The U.S. Department of Commerce’s National Institute of Standards and Technology (NIST) has chosen the first set of quantum-resistant encryption algorithms that are designed to “withstand the assault of a future quantum computer.”
“Three of the selected algorithms are based on a family of math problems called structured lattices, while SPHINCS+ uses hash functions,” NIST, which kicked off the standardization process in January 2017, said in a statement.
Cryptography, which underpins the security of information in modern computer networks, derives its strength from the difficulty of solving mathematical problems — e.g., factoring large composite integers — using traditional computers.
Quantum computers, should they mature enough, pose a huge impact on the current public-key algorithms, since what could take, say, trillions of years on a conventional computer to find the right key to decode a message could merely take days or hours, rendering them susceptible to brute-force attacks.
“If large-scale quantum computers are ever built, they will be able to break many of the public-key cryptosystems currently in use,” the agency said. “This would seriously compromise the confidentiality and integrity of digital communications on the internet and elsewhere.”

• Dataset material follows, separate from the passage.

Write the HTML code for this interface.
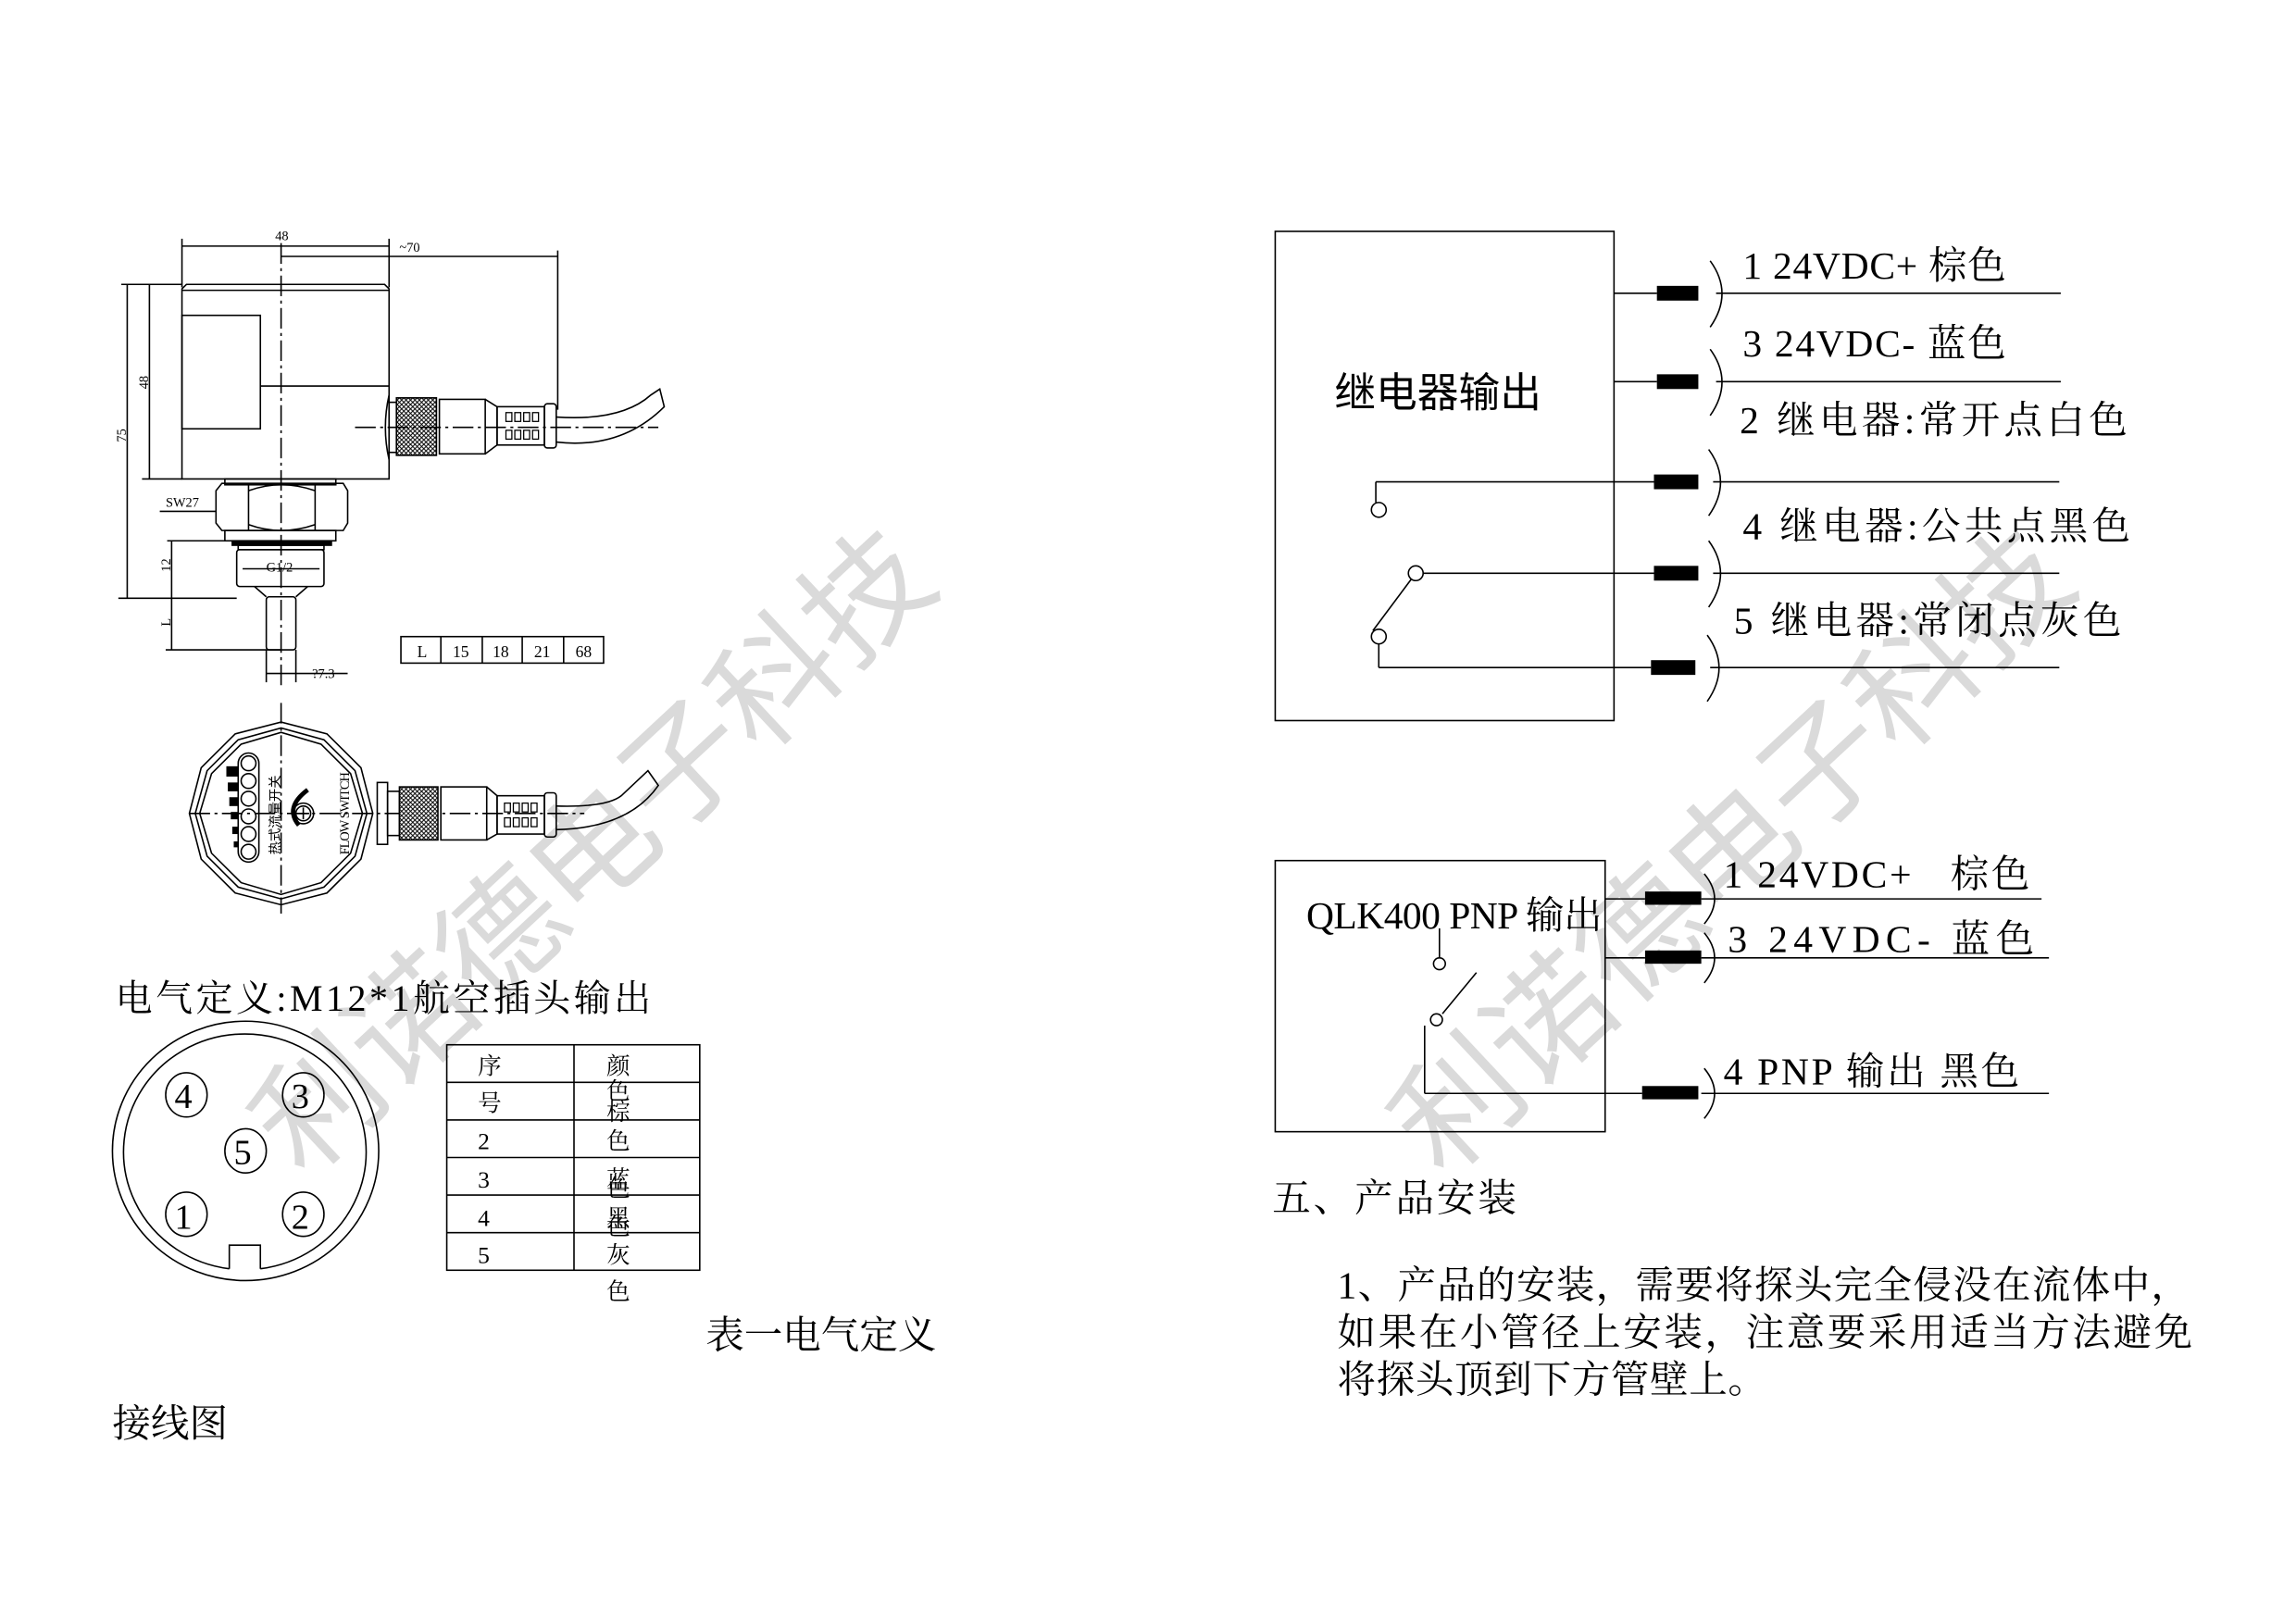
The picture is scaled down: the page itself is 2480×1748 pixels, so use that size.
<!DOCTYPE html>
<html><head><meta charset="utf-8"><style>
html,body{margin:0;padding:0;background:#fff}
svg{display:block}
text{font-family:"Liberation Serif","Noto Serif CJK SC",serif;fill:#000}
.s{font-family:"Liberation Sans","Noto Sans CJK SC",sans-serif}
</style></head><body>
<svg width="2480" height="1748" viewBox="0 0 1552 1098" preserveAspectRatio="none" xmlns="http://www.w3.org/2000/svg">
<g fill="#dcdcdc" opacity="0.9">
<text x="0" y="0" font-size="84" class="s" style="fill:#d6d6d6" transform="translate(205,800) rotate(-43)" textLength="590" lengthAdjust="spacingAndGlyphs">利诺德电子科技</text>
<text x="0" y="0" font-size="84" class="s" style="fill:#d6d6d6" transform="translate(975,800) rotate(-43)" textLength="590" lengthAdjust="spacingAndGlyphs">利诺德电子科技</text>
</g>
<g stroke="#000" stroke-width="1" fill="none">
<!-- top dims -->
<line x1="123" y1="162" x2="123" y2="195"/><line x1="263" y1="162" x2="263" y2="195"/>
<line x1="123" y1="167" x2="263" y2="167"/>
<line x1="190" y1="174" x2="377" y2="174"/><line x1="377" y1="170" x2="377" y2="278"/>
<!-- body -->
<path d="M126 193 H260 L263 196 V325 H123 V196 Z"/>
<line x1="123" y1="197" x2="263" y2="197"/>
<rect x="123" y="214" width="53" height="77"/>
<line x1="176" y1="262" x2="263" y2="262"/>
<line x1="190" y1="165" x2="190" y2="465" stroke-dasharray="14,3,2,3"/>
<!-- left dims -->
<line x1="86" y1="193" x2="86" y2="406"/><line x1="101" y1="193" x2="101" y2="325"/>
<line x1="82" y1="193" x2="123" y2="193"/><line x1="96" y1="325" x2="123" y2="325"/>
<line x1="80" y1="406" x2="160" y2="406"/>
<line x1="113" y1="367" x2="157" y2="367"/>
<line x1="116" y1="367" x2="116" y2="441"/>
<line x1="112" y1="441" x2="190" y2="441"/>
<line x1="108" y1="347" x2="146" y2="347"/>
<!-- hex -->
<rect x="152" y="325" width="75" height="4"/>
<path d="M150 328 H232 L235 333 V355 L232 360 H150 L146 355 V333 Z"/>
<line x1="168" y1="329" x2="168" y2="360"/><line x1="213" y1="329" x2="213" y2="360"/>
<path d="M168 333 Q190 325 213 333 M168 356 Q190 364 213 356"/>
<rect x="152" y="360" width="75" height="7"/>
<rect x="157" y="367" width="67" height="3" fill="#000"/>
<rect x="161" y="370" width="58" height="3"/>
<rect x="160" y="373" width="59" height="25" rx="2"/>
<line x1="164" y1="386" x2="216" y2="386"/>
<path d="M172 398 L180 405 M208 398 L200 405"/>
<rect x="180" y="405" width="20" height="36" rx="2"/>
<line x1="180" y1="441" x2="180" y2="463"/><line x1="200" y1="441" x2="200" y2="463"/>
<line x1="180" y1="457" x2="235" y2="457"/>
<!-- side connector -->
<path d="M263 268 Q258 290 263 312"/>
<rect x="263" y="273" width="5" height="34"/>
<rect x="268" y="270" width="27" height="39" fill="url(#kn)"/>
<rect x="297" y="271" width="31" height="37"/>
<path d="M328 271 L336 276 V302 L328 308"/>
<rect x="336" y="276" width="32" height="26"/>
<rect x="368" y="274" width="8" height="30" rx="2"/>
<g stroke-width="0.8"><rect x="342" y="280" width="4" height="6"/><rect x="348" y="280" width="4" height="6"/><rect x="354" y="280" width="4" height="6"/><rect x="360" y="280" width="4" height="6"/>
<rect x="342" y="292" width="4" height="6"/><rect x="348" y="292" width="4" height="6"/><rect x="354" y="292" width="4" height="6"/><rect x="360" y="292" width="4" height="6"/></g>
<path d="M376 283 Q420 286 440 268 L446 264 L449 276 Q420 305 376 300"/>
<line x1="240" y1="290" x2="445" y2="290" stroke-dasharray="14,3,2,3"/>
<!-- L table -->
<rect x="271" y="432" width="137" height="18"/>
<line x1="298" y1="432" x2="298" y2="450"/><line x1="326" y1="432" x2="326" y2="450"/><line x1="353" y1="432" x2="353" y2="450"/><line x1="381" y1="432" x2="381" y2="450"/>
<!-- bottom view -->
<polygon points="252,552 244,521 221,498 190,490 159,498 136,521 128,552 136,583 159,606 190,614 221,606 244,583"/>
<polygon points="248,552 240,523 219,502 190,494 161,502 140,523 132,552 140,581 161,602 190,610 219,602 240,581"/>
<polygon points="245,552 237,525 217,505 190,497 163,505 143,525 135,552 143,579 163,599 190,607 217,599 237,579"/>
<line x1="128" y1="552" x2="395" y2="552" stroke-dasharray="14,3,2,3"/>
<line x1="190" y1="477" x2="190" y2="620" stroke-dasharray="14,3,2,3"/>
<rect x="161" y="511" width="14" height="74" rx="7"/>
<circle cx="168" cy="518" r="5"/><circle cx="168" cy="530" r="5"/><circle cx="168" cy="542" r="5"/><circle cx="168" cy="554" r="5"/><circle cx="168" cy="566" r="5"/><circle cx="168" cy="578" r="5"/>
<circle cx="205" cy="552" r="7"/><circle cx="205" cy="552" r="5"/><path d="M201 552h8M205 548v8"/>
<path d="M202 560 Q192 548 208 536" stroke-width="3"/>
<rect x="255" y="531" width="7" height="42"/>
<rect x="262" y="537" width="8" height="30"/>
<rect x="270" y="534" width="26" height="36" fill="url(#kn)"/>
<rect x="298" y="534" width="31" height="36"/>
<path d="M329 534 L336 540 V566 L329 570"/>
<rect x="336" y="540" width="32" height="26"/>
<rect x="368" y="538" width="8" height="30" rx="2"/>
<g stroke-width="0.8"><rect x="341" y="545" width="4" height="6"/><rect x="347" y="545" width="4" height="6"/><rect x="353" y="545" width="4" height="6"/><rect x="359" y="545" width="4" height="6"/>
<rect x="341" y="555" width="4" height="6"/><rect x="347" y="555" width="4" height="6"/><rect x="353" y="555" width="4" height="6"/><rect x="359" y="555" width="4" height="6"/></g>
<path d="M376 547 Q410 548 420 540 L438 523 L445 533 Q425 562 376 563"/>
<!-- connector face -->
<ellipse cx="166" cy="781" rx="90" ry="88"/>
<path d="M155 861 A82 80 0 1 1 176 861"/>
<path d="M155 861 V845 H176 V861"/>
<ellipse cx="126" cy="743" rx="14" ry="15"/><ellipse cx="205" cy="743" rx="14" ry="15"/>
<ellipse cx="166" cy="781" rx="14" ry="15"/><ellipse cx="126" cy="824" rx="14" ry="15"/><ellipse cx="205" cy="824" rx="14" ry="15"/>
<!-- table -->
<rect x="302" y="709" width="171" height="153"/>
<line x1="388" y1="709" x2="388" y2="862"/>
<line x1="302" y1="734.5" x2="473" y2="734.5"/><line x1="302" y1="760" x2="473" y2="760"/><line x1="302" y1="785.5" x2="473" y2="785.5"/><line x1="302" y1="811" x2="473" y2="811"/><line x1="302" y1="836.5" x2="473" y2="836.5"/>
<!-- relay box -->
<rect x="862" y="157" width="229" height="332"/>
<line x1="1091" y1="199" x2="1120" y2="199"/><line x1="1091" y1="259" x2="1120" y2="259"/>
<line x1="930" y1="327" x2="1118" y2="327"/><line x1="930" y1="327" x2="930" y2="341"/><circle cx="932" cy="346" r="5"/>
<line x1="962" y1="389" x2="1118" y2="389"/><circle cx="957" cy="389" r="5"/>
<line x1="954" y1="393" x2="928" y2="428"/><circle cx="932" cy="432" r="5"/>
<line x1="932" y1="437" x2="932" y2="453"/><line x1="932" y1="453" x2="1116" y2="453"/>
<line x1="1160" y1="199" x2="1393" y2="199"/><line x1="1160" y1="259" x2="1393" y2="259"/>
<line x1="1158" y1="327" x2="1392" y2="327"/><line x1="1158" y1="389" x2="1392" y2="389"/><line x1="1156" y1="453" x2="1392" y2="453"/>
<path d="M1156 177 Q1172 199 1156 222"/><path d="M1156 237 Q1172 259 1156 282"/>
<path d="M1155 305 Q1171 327 1155 350"/><path d="M1155 367 Q1171 389 1155 412"/><path d="M1154 431 Q1170 453 1154 476"/>
<!-- PNP box -->
<rect x="862" y="584" width="223" height="184"/>
<line x1="1085" y1="610" x2="1112" y2="610"/>
<line x1="1085" y1="650" x2="1112" y2="650"/>
<line x1="1150" y1="610" x2="1380" y2="610"/><line x1="1150" y1="650" x2="1385" y2="650"/><line x1="1150" y1="742" x2="1385" y2="742"/>
<path d="M1152 593 Q1166 610 1152 627"/><path d="M1152 633 Q1166 650 1152 667"/><path d="M1152 725 Q1166 742 1152 759"/>
<line x1="973" y1="630" x2="973" y2="650"/><circle cx="973" cy="654" r="4"/>
<line x1="975" y1="688" x2="998" y2="660"/><circle cx="971" cy="692" r="4"/>
<line x1="963" y1="696" x2="963" y2="742"/><line x1="963" y1="742" x2="1110" y2="742"/>
</g>
<defs><pattern id="kn" width="3" height="3" patternUnits="userSpaceOnUse"><rect width="3" height="3" fill="#fff"/><path d="M0 0L3 3M3 0L0 3" stroke="#000" stroke-width="0.6"/></pattern></defs>
<g fill="#000">
<rect x="1120" y="194" width="28" height="10"/><rect x="1120" y="254" width="28" height="10"/>
<rect x="1118" y="322" width="30" height="10"/><rect x="1118" y="384" width="30" height="10"/><rect x="1116" y="448" width="30" height="10"/>
<rect x="1112" y="605" width="38" height="9"/><rect x="1112" y="645" width="38" height="9"/><rect x="1110" y="737" width="38" height="9"/>
<rect x="153" y="520" width="8" height="7"/><rect x="154" y="531" width="7" height="6"/><rect x="155" y="541" width="6" height="6"/><rect x="156" y="551" width="5" height="5"/><rect x="157" y="561" width="4" height="5"/><rect x="158" y="571" width="3" height="4"/>
</g>
<!-- small texts -->
<text x="186" y="163" font-size="9">48</text>
<text x="270" y="171" font-size="9">~70</text>
<text font-size="9" transform="translate(85,300) rotate(-90)">75</text>
<text font-size="9" transform="translate(100,264) rotate(-90)">48</text>
<text font-size="9" transform="translate(115,388) rotate(-90)">12</text>
<text font-size="9" transform="translate(115,425) rotate(-90)">L</text>
<text x="112" y="344" font-size="9">SW27</text>
<text x="180" y="388" font-size="9">G1/2</text>
<text x="211" y="460" font-size="9">?7.3</text>
<text x="282" y="446" font-size="11">L</text><text x="306" y="446" font-size="11">15</text><text x="333" y="446" font-size="11">18</text><text x="361" y="446" font-size="11">21</text><text x="389" y="446" font-size="11">68</text>
<text font-size="9" transform="translate(236,580) rotate(-90)" textLength="56">FLOW SWITCH</text>
<text font-size="9" transform="translate(189,580) rotate(-90)" class="s">热式流量开关</text>
<text x="78" y="686" font-size="25" textLength="362">电气定义:M12*1航空插头输出</text>
<text x="118" y="752" font-size="24">4</text><text x="197" y="752" font-size="24">3</text><text x="158" y="790" font-size="24">5</text><text x="118" y="834" font-size="24">1</text><text x="197" y="834" font-size="24">2</text>
<g font-size="16">
<text x="323" y="729">序</text><text x="323" y="754">号</text><text x="323" y="780">2</text><text x="323" y="806">3</text><text x="323" y="832">4</text><text x="323" y="857">5</text>
<text x="410" y="729">颜</text><text x="410" y="746">色</text><text x="410" y="760">棕</text><text x="410" y="780">色</text><text x="410" y="806">蓝</text><text x="410" y="812">色</text><text x="410" y="832">黑</text><text x="410" y="838">色</text><text x="410" y="857">灰</text><text x="410" y="882">色</text>
</g>
<text x="477" y="915" font-size="26">表一电气定义</text>
<text x="76" y="975" font-size="26">接线图</text>
<text x="902" y="276" font-size="28" class="s">继电器输出</text>
<g font-size="26">
<text x="1178" y="189" textLength="178">1 24VDC+ 棕色</text>
<text x="1178" y="242" textLength="178">3 24VDC- 蓝色</text>
<text x="1176" y="294" textLength="262">2 继电器:常开点白色</text>
<text x="1178" y="366" textLength="262">4 继电器:公共点黑色</text>
<text x="1172" y="430" textLength="262">5 继电器:常闭点灰色</text>
<text x="1165" y="602" textLength="207">1 24VDC+ &#160;&#160;棕色</text>
<text x="1168" y="646" textLength="207">3 24VDC- 蓝色</text>
<text x="1165" y="736" textLength="200">4 PNP 输出 黑色</text>
<text x="883" y="630" textLength="200">QLK400 PNP 输出</text>
<text x="860" y="822" textLength="165">五、产品安装</text>
<text x="904" y="881" textLength="576">1、产品的安装，需要将探头完全侵没在流体中，</text>
<text x="904" y="913" textLength="578">如果在小管径上安装，注意要采用适当方法避免</text>
<text x="904" y="945" textLength="290">将探头顶到下方管壁上。</text>
</g>
</svg>
</body></html>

Complicating matters further is a critical threat called “hack now, decrypt later” wherein cyber adversaries harvest sensitive encrypted data sent today in hopes of cracking it in the future when quantum computing becomes available.
The four quantum-resistant algorithms chosen by NIST are said to rely on mathematical problems that are hard to solve on both classical and quantum computers, thereby securing data against cryptanalytic attacks.
The agency also plans to include four more algorithms before finalizing the post-quantum cryptographic standard, a process that’s expected to be completed in about two years.
That said, the U.S. Cybersecurity and Infrastructure Security Agency (CISA), along with NIST, is “strongly” recommending organizations to start preparing for the transition by following the Post-Quantum Cryptography Roadmap.